EXERCISE DIRECTIONS:
Exactly the lines from the start of the data below through the line that contains "Chart.register(...registerables);" are to be copied, with pictures left out.

____________________

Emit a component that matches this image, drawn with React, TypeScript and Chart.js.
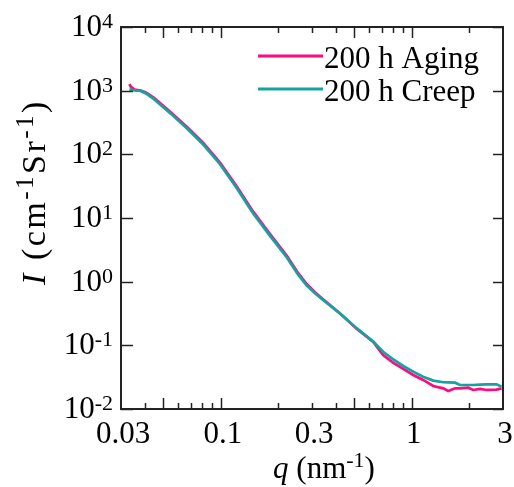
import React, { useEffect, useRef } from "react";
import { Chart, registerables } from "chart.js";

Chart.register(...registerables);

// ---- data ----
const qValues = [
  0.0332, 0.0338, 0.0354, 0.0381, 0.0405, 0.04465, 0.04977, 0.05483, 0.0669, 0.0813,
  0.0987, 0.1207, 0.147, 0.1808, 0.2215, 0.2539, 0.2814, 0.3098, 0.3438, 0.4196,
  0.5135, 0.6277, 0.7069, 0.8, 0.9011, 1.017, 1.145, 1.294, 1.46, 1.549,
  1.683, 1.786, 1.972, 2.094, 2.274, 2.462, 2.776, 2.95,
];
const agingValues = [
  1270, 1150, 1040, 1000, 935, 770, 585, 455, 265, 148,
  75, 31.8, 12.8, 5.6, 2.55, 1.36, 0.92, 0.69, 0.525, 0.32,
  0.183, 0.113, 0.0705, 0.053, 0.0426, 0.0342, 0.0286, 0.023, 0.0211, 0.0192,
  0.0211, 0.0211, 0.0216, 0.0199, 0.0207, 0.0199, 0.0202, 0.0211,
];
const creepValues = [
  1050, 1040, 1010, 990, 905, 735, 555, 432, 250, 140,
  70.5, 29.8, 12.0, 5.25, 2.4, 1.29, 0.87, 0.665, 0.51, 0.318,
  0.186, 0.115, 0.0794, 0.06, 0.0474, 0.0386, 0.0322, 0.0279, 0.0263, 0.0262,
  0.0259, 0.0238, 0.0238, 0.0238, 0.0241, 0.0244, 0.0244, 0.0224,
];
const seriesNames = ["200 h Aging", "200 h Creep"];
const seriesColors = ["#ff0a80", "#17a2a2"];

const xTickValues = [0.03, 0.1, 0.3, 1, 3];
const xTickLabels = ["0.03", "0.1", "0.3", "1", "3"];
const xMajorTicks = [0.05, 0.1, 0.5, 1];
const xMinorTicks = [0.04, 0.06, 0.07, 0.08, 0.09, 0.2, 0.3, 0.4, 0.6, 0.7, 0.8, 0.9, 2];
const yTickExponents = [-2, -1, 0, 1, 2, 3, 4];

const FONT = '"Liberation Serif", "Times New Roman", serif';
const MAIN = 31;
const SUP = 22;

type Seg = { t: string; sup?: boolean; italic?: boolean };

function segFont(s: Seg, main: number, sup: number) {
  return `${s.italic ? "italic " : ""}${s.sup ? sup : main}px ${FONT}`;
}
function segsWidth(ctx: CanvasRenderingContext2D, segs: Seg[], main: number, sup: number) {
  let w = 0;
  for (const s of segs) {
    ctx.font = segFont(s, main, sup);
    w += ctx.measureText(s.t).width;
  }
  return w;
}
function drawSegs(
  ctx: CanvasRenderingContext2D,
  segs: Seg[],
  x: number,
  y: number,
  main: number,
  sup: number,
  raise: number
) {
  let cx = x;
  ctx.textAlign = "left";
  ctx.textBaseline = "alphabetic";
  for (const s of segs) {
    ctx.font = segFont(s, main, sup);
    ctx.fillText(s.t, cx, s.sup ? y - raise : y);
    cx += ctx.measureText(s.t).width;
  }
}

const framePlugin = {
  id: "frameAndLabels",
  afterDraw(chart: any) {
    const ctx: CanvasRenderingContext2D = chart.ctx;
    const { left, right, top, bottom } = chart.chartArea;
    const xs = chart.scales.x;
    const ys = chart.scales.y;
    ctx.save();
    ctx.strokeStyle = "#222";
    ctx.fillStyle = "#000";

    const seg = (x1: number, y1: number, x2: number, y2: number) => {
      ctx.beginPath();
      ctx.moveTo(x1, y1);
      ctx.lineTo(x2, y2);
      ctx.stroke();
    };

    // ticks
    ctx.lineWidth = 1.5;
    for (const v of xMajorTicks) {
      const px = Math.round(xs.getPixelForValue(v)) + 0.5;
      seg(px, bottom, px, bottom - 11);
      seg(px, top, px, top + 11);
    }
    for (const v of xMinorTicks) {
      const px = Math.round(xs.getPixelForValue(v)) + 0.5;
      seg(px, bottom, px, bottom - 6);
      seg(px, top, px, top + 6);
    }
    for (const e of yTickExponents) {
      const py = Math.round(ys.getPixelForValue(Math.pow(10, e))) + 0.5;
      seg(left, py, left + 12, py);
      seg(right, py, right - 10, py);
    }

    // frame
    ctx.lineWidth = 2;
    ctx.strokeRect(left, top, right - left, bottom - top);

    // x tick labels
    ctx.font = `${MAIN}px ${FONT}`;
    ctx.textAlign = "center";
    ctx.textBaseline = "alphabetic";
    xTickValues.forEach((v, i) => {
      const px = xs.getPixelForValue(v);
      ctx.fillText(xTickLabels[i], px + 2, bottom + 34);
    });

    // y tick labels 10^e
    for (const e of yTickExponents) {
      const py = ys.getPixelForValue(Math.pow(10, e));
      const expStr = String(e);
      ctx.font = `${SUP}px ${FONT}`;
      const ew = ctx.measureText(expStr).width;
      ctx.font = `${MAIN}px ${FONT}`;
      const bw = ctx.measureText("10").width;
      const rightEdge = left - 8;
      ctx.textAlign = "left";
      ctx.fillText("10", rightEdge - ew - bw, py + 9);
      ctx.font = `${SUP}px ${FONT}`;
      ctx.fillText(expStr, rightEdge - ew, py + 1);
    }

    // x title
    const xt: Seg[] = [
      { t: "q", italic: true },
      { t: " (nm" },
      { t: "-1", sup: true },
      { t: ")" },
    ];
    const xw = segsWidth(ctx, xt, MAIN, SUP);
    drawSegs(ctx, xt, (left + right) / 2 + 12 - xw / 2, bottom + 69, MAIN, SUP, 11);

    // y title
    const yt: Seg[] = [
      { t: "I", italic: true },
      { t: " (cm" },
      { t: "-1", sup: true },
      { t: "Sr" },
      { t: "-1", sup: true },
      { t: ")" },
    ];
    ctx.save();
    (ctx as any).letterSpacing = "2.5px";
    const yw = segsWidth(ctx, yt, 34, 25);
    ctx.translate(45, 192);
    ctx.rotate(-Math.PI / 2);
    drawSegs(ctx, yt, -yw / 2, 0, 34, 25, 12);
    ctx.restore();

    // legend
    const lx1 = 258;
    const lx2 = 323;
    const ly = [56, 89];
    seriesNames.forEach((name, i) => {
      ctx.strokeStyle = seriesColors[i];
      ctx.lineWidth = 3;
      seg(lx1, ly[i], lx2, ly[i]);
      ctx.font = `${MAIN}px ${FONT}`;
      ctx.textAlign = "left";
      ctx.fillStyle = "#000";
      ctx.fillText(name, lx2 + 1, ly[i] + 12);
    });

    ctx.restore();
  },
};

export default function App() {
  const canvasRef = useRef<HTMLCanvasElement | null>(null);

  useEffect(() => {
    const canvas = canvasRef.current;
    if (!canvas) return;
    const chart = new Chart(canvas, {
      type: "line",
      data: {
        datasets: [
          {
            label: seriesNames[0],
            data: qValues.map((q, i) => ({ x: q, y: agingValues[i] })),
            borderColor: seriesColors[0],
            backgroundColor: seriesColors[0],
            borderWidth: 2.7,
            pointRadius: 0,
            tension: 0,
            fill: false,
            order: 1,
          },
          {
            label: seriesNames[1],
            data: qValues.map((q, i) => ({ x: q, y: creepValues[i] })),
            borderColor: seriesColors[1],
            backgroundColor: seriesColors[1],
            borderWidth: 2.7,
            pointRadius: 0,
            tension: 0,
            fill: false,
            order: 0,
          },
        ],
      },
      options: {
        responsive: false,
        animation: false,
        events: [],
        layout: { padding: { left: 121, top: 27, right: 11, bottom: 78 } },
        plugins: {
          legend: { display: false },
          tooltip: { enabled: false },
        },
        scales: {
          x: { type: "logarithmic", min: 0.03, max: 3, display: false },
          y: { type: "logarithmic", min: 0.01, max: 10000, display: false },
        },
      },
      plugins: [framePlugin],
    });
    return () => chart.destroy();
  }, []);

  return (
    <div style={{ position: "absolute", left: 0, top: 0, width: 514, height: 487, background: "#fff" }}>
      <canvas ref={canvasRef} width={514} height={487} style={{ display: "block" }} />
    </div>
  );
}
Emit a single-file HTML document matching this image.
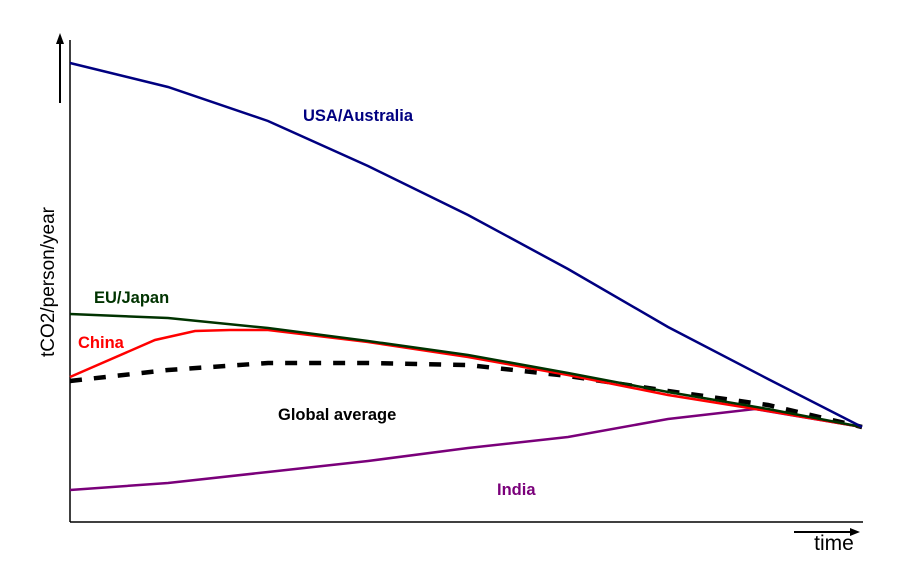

____________________

RESULT OF THIS EXERCISE:
Emit a component that matches this image, drawn with React, TypeScript and Chart.js.
import React, { useEffect, useRef } from "react";
import { Chart, registerables } from "chart.js";

Chart.register(...registerables);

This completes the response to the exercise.